* GIVEN EXERCISE: Gather each line of the records where "this" appears.

Saved data entries:
[start]
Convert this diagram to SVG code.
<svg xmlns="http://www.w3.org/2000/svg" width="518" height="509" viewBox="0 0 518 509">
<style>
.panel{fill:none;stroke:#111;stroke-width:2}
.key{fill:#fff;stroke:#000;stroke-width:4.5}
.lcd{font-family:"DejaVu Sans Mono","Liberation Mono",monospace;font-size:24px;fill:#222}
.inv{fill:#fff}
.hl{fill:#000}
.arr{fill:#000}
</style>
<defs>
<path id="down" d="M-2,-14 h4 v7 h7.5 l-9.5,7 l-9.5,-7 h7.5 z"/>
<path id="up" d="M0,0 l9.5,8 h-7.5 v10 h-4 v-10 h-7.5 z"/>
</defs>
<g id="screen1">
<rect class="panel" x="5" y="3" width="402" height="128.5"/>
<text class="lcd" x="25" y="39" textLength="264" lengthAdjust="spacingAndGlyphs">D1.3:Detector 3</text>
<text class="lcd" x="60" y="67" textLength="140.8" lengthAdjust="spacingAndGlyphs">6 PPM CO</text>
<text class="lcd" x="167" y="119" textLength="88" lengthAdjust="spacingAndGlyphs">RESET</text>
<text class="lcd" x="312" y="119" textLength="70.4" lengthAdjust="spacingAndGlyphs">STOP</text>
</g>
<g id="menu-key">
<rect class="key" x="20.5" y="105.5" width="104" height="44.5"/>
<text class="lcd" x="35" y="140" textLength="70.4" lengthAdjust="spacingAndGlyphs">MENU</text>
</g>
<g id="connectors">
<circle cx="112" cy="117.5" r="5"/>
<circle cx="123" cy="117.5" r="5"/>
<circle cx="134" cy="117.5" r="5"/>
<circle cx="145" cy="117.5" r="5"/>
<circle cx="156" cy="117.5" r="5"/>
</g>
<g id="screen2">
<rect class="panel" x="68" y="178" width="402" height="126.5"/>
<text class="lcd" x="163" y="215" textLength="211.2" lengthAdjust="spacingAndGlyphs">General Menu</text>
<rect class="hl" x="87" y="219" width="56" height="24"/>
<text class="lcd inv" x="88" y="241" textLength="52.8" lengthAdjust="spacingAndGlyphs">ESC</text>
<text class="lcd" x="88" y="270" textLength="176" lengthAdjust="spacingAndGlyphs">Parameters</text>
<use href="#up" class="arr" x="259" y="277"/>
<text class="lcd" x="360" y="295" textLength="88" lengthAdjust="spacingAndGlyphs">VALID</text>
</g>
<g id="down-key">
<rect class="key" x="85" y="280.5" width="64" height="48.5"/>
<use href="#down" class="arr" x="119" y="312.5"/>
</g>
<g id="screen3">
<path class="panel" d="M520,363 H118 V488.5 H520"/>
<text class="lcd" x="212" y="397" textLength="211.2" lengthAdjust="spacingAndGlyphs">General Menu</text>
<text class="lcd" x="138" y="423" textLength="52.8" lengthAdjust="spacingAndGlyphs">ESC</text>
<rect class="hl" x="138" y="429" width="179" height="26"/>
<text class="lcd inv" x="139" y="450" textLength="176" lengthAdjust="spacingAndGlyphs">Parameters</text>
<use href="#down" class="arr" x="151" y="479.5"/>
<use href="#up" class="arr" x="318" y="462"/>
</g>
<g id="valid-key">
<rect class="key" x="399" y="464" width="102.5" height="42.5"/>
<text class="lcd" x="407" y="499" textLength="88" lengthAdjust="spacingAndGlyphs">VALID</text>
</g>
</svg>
[end]
[start]
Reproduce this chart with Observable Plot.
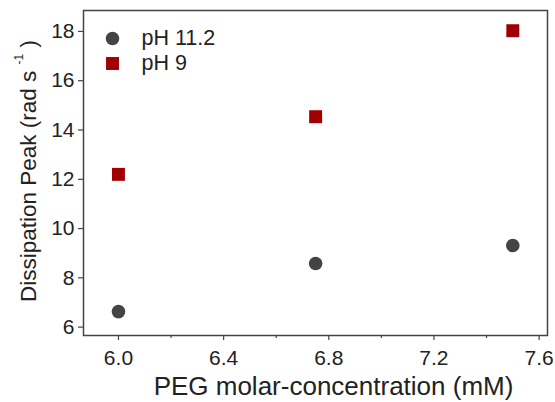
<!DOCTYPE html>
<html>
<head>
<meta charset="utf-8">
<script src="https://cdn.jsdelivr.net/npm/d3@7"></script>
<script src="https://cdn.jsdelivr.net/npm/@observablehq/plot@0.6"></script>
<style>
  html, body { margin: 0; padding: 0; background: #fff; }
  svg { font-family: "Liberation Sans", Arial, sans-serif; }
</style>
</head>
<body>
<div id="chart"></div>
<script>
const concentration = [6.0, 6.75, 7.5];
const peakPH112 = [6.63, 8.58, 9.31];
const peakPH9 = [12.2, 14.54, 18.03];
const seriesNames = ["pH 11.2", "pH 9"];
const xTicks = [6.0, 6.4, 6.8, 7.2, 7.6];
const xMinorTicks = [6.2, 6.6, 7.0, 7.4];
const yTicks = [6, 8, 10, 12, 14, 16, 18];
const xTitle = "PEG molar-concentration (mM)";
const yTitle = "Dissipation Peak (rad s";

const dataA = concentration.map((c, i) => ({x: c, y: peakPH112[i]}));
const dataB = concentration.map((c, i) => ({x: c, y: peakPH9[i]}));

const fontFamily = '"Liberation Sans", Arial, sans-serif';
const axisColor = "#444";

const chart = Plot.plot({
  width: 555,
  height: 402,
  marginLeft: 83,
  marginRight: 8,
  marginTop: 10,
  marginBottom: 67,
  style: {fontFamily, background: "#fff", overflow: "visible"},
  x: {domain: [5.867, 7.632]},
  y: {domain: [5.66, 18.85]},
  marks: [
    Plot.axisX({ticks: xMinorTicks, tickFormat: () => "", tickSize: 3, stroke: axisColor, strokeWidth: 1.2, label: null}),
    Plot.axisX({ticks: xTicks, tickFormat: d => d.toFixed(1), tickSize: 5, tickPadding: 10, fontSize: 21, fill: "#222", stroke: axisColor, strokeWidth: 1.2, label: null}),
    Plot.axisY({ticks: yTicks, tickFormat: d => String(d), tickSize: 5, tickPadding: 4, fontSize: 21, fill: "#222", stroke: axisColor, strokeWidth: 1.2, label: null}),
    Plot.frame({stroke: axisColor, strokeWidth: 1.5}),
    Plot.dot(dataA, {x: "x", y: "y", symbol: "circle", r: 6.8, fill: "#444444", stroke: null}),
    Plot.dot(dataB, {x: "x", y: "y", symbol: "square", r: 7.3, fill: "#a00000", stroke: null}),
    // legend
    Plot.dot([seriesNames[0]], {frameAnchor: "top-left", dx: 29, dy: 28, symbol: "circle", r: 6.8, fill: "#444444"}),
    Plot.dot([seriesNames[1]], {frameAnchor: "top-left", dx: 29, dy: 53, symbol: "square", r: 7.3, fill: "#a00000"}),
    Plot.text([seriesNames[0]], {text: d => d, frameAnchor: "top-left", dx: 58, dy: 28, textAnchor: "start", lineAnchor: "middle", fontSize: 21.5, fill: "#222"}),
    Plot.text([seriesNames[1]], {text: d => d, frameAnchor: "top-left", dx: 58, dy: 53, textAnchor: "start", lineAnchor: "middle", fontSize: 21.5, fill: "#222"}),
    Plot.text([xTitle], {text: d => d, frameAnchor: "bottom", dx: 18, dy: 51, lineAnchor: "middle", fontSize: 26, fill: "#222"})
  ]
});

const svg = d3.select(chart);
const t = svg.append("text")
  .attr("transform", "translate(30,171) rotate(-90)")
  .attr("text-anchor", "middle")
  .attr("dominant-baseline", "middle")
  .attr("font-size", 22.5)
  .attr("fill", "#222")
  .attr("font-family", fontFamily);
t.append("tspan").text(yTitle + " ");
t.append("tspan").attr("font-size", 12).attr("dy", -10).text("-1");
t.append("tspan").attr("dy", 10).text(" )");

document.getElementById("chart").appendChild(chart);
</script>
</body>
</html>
[end]
* FINISHED TASK:
Convert this diagram to SVG code.
Reproduce this chart with Observable Plot.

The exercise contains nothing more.